The invite is on the back side of Pluto, and we're meant to take Charon as our entry ticket. I don't think they're interested in primitives who can't even travel 50,000 ly carrying a 1000km dirty snowball.

Comment Re:It needs a better name (Score 1) 67

It was assigned that name (for the telescope/ sensor/ computer system that found it) yesterday afternoon - sorry, the day before yesterday, now ; just after midnight, UT. In the same way that 2I is "Borisov" (the discoverer), and throwing 1I/`Oumuamua into contrast whose discoverers chose to give it a different name. Normal service has been resumed on the "interstellar object naming" front.

The discovery system has a name which is an acronym, and in their hundreds (thousands) of other discoveries they've maintained that capitalisation. But someone is going to try to "correct" them.

Comment Re:Relative Speed (Score 1) 67

Occasionally ephemerides are calculated in geocentric coordinates - Earth-centred ones - but normally that's kept for Earth-orbiting objects and (potential) impactors. (I was reading up on this last night, and the author of one of the tools for converting observations (two angles, a time, and a brightness) commented that he'd only rarely came across a body that needed selenographic coordinates (Moon-centred), and and they'd all been artificial satellites, never a natural body.)

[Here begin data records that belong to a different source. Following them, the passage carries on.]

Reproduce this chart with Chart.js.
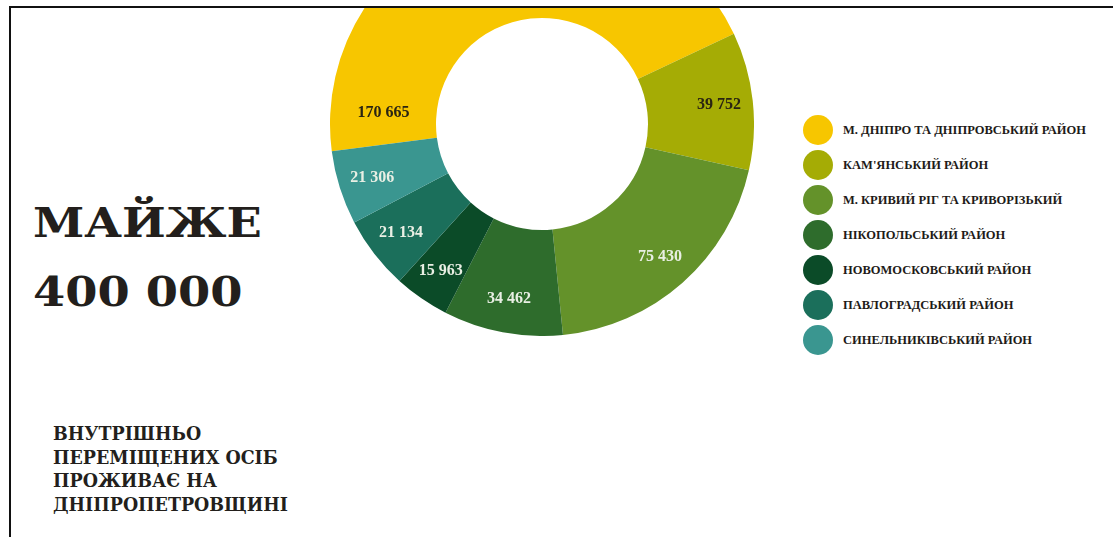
<!DOCTYPE html>
<html>
<head>
<meta charset="utf-8">
<script src="https://cdn.jsdelivr.net/npm/chart.js@4/dist/chart.umd.min.js"></script>
<style>
  html, body { margin: 0; padding: 0; background: #fff; }
  body { width: 1113px; height: 537px; position: relative; overflow: hidden; font-family: "DejaVu Serif", serif; }
  #frame { position: absolute; left: 9px; top: 6px; width: 1200px; height: 600px; border-left: 2px solid #111; border-top: 2px solid #111; }
  #clip { position: absolute; left: 11px; top: 8px; right: 0; bottom: 0; overflow: hidden; }
  #wrap { position: absolute; left: 319px; top: -96px; width: 424px; height: 424px; }
  #headline { position: absolute; left: 33px; top: 189px; font-weight: bold; font-size: 41px; line-height: 69px; color: #231f1c; white-space: nowrap; transform-origin: 0 0; transform: scaleX(1.13); }
  #sub { position: absolute; left: 53px; top: 422px; font-weight: bold; font-size: 19px; line-height: 23.5px; color: #231f1c; white-space: nowrap; transform-origin: 0 0; transform: scaleX(0.92); }
  #legend { position: absolute; left: 803px; top: 115px; }
  .item { position: absolute; left: 0; height: 30px; white-space: nowrap; }
  .dot { position: absolute; left: 0; top: 0; width: 30px; height: 30px; border-radius: 50%; }
  .lbl { position: absolute; left: 40px; top: 8px; font-family: "Liberation Serif", serif; font-weight: bold; font-size: 12.5px; color: #1e1b18; }
</style>
</head>
<body>
<div id="frame"></div>
<div id="clip"><div id="wrap"><canvas id="c"></canvas></div></div>
<div id="headline">МАЙЖЕ<br>400 000</div>
<div id="sub">ВНУТРІШНЬО<br>ПЕРЕМІЩЕНИХ ОСІБ<br>ПРОЖИВАЄ НА<br>ДНІПРОПЕТРОВЩИНІ</div>
<div id="legend"></div>
<script>
const categories = [
  "М. ДНІПРО ТА ДНІПРОВСЬКИЙ РАЙОН",
  "КАМ'ЯНСЬКИЙ РАЙОН",
  "М. КРИВИЙ РІГ ТА КРИВОРІЗЬКИЙ",
  "НІКОПОЛЬСЬКИЙ РАЙОН",
  "НОВОМОСКОВСЬКИЙ РАЙОН",
  "ПАВЛОГРАДСЬКИЙ РАЙОН",
  "СИНЕЛЬНИКІВСЬКИЙ РАЙОН"
];
const values = [170665, 39752, 75430, 34462, 15963, 21134, 21306];
const colors = ["#F7C600", "#A5AC05", "#64922A", "#2E6C2C", "#0B4B28", "#1B6F5B", "#3A9690"];
const labelColors = ["#2a2412", "#2a2412", "#e9efe4", "#e9efe4", "#e9efe4", "#e9efe4", "#e9efe4"];

function fmt(v) { return String(v).replace(/\B(?=(\d{3})+(?!\d))/g, " "); }

// HTML legend built from the arrays
const legend = document.getElementById("legend");
categories.forEach((name, i) => {
  const it = document.createElement("div");
  it.className = "item";
  it.style.top = (i * 35) + "px";
  it.innerHTML = '<div class="dot" style="background:' + colors[i] + '"></div><div class="lbl">' + name + '</div>';
  legend.appendChild(it);
});

const valueLabels = {
  id: "valueLabels",
  afterDatasetsDraw(chart) {
    const ctx = chart.ctx;
    const meta = chart.getDatasetMeta(0);
    const visibleTop = -document.getElementById("wrap").offsetTop;
    ctx.save();
    ctx.font = "bold 16px 'Liberation Serif', serif";
    ctx.textAlign = "center";
    ctx.textBaseline = "middle";
    meta.data.forEach((arc, i) => {
      const p = arc.getProps(["x", "y", "startAngle", "endAngle", "innerRadius", "outerRadius"], true);
      let r = p.innerRadius + (p.outerRadius - p.innerRadius) * 0.68;
      let a = (p.startAngle + p.endAngle) / 2;
      let y = p.y + r * Math.sin(a);
      if (y < visibleTop + 40) {
        r = p.innerRadius + (p.outerRadius - p.innerRadius) * 0.5;
        a = p.startAngle + (p.endAngle - p.startAngle) * 0.07;
        y = p.y + r * Math.sin(a);
      }
      const x = p.x + r * Math.cos(a);
      ctx.fillStyle = labelColors[i];
      ctx.fillText(fmt(values[i]), x, y);
    });
    ctx.restore();
  }
};

new Chart(document.getElementById("c"), {
  type: "doughnut",
  data: {
    labels: categories,
    datasets: [{
      data: values,
      backgroundColor: colors,
      borderWidth: 0,
      hoverOffset: 0,
      offset: 0
    }]
  },
  options: {
    responsive: true,
    maintainAspectRatio: false,
    animation: false,
    cutout: "50%",
    rotation: -97.4,
    layout: { padding: 0 },
    plugins: { legend: { display: false }, tooltip: { enabled: false } },
    events: []
  },
  plugins: [valueLabels]
});
</script>
</body>
</html>
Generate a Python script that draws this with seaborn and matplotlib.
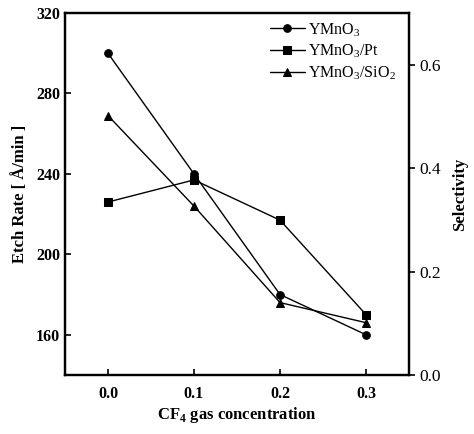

Generally the calculations are done in Solar coordinates - Sun-centred - though that particular software will by default switch to Jovian coordinates if the MOID for Jupiter is low, or the semi-major axis is close to Jupiter's - becasue there are 10s of thousands of "trojan" asteroids co-orbiting with Jupiter, compared to a few dozen for Earth and mars, and a few hundred for Saturn. With that caveat, almost all the calculations are done in Solar coordinates.

(And indeed, having RTF-ephemerides, yes, the quoted figures are in Solar coordinates ; it's a default calculation.)

Comment Re:152000 mph sounds a lot (Score 1) 67

1I/`Oumuamua was at approximately "local rest" with respect to the stars in the Sun's vicinity, and we sort-of "ran into it". (The Sun and the Solar system has a significant velocity to most of the nearby stars ; you need to cast the net wider - a few hundred light years - to get a meaningful average. Corollary : the nearest star to the Solar system has changed in the last few myriads of years (10,000 yrs) and will do again repeatedly in the future.)

3I/ATLAS (named for the telescope/ computer system that detected it, which is an acronym, so capitalized) has about twice the velocity compared to 1I/`Oumuamua, and in a considerably different direction, so has a substantial velocity compared to the "local standard of rest".

That it's coming from (broadly) the direction of the centre of the Galaxy is suggestive, but not terribly informative - we already knew violent things happen in there.

Comment Re:Standard candle (Score 1) 12

Except ... people have been arguing about "are all type Ia supernovæ the same?" since the 1980s, to my personal knowledge, and probably longer. So there has always been a weighting factor included in the calculation of the results which should reduce the effect of actually demonstrating that this, that, and those SN Ia are SN Ia2 while those are SN Ia1.

I'd expect the error bars to increase, moderately.

This doesn't affect the other steps in the "cosmic distance ladder". The red shift calibration against Cepheid variables (remember the 1940s discovery that there are two types of Cepheid, with different period : absolute luminosity relations, and how that completely didn't upend the rest of cosmology?) remains valid. Maybe a bit noisier if the SN1a[1 or 2] records need some sorting out, and possibly re-observation. It's not as if SN aren't already observed for years after their explosion until their light curves are lost against their host galaxy.

There were already hints that the infamous "Hubble Tension", between the CMB derived values for H_0 and the near-universe derived values for H_0 could be due to a systematic error in the "cosmic distance ladder", and this could be just the thing needed to remove the ~10% offset between the two types of estimate and bring them into alignment.

Comment Re:152000 mph sounds a lot (Score 2) 67

The sun is hurtling around the solar system at ~230 kps (relative to the local standard rest frame), but so is the asteroid.

Since both objects can be considered to be orbiting the milky way at the same speed, we generally consider that speed to be zero for the purposes of comparison, and only compare the two objects motion relative to each other.